Do You Offer Overnight Child Care?

A parent in your family child care program asks you if you will care for her child overnight from Sunday to Monday. You’ve never offered overnight care before.

What should you do before agreeing to this?

First, you are not required to offer care whenever a parent wants it. Some child care providers would refuse because their weekend time is too important to them. They want to spend time with their family and rest.

Before providing weekend care you should make sure your child care license allows you to do so. In some states, the child care license lists the hours of care and any change needs to be approved by the licensor. You should also check with your business liability insurance agent to find out if your policy covers you when providing overnight care. Some policies may only cover you for the specific hours of care listed on the policy.

What Should You Charge?

You are free to set your own rates for overnight care. In my opinion, your fee should be much more than your normal rate because of the scarcity of such care and the inconvenience to you. Some providers charge time and a half or double their normal rate. You can call this your “non-standard hour” rate or your “overtime” rate. If the parent wants overnight care on a regular basis you may want to give them a slight discount for multiple days.

Providers who serve military families sometimes care for children 24 hours a day during parent deployments. During these special circumstances their rates are usually not significantly higher.

Tax Consequences

There are a few tax benefits for providing overnight care. You can count all of the hours the child is in your home as part of your Time-Space Percentage.

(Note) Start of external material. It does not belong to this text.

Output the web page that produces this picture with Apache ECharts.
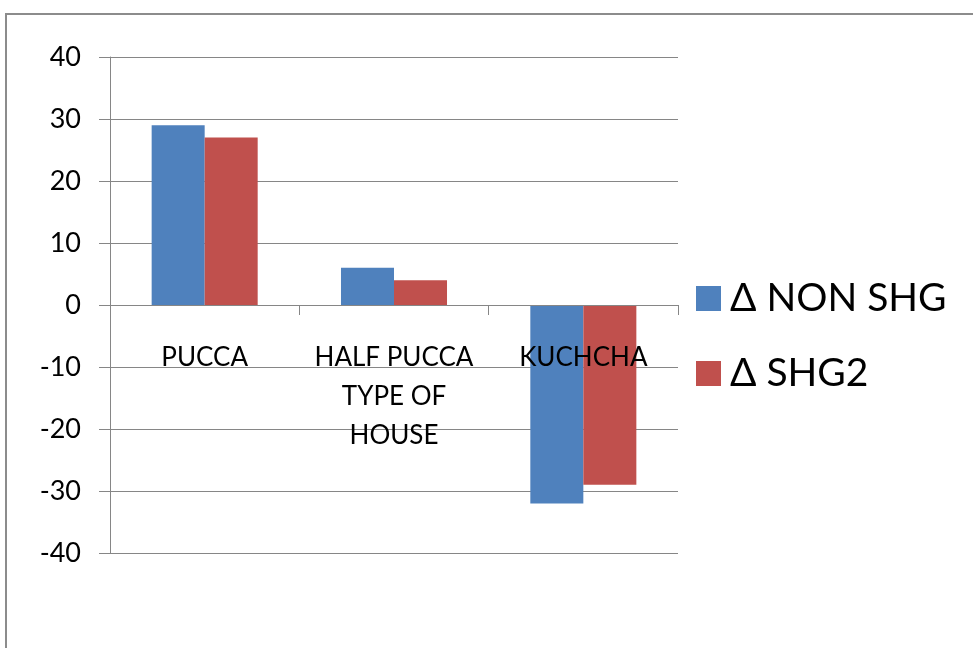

If a child arrives at 5pm on Sunday and stays over until your normal daycare hours begin at 7am on Monday, you can count the extra 14 hours. If you serve food to the child (dinner, snack, etc.) you can count this as a business expense, regardless of whether or not you are reimbursed by the Food Program. If the child sleeps in a room that is not otherwise regularly used by your business, and the overnight care happens every week, you could count this bedroom as “regularly used” when calculating your Time-Space Percentage.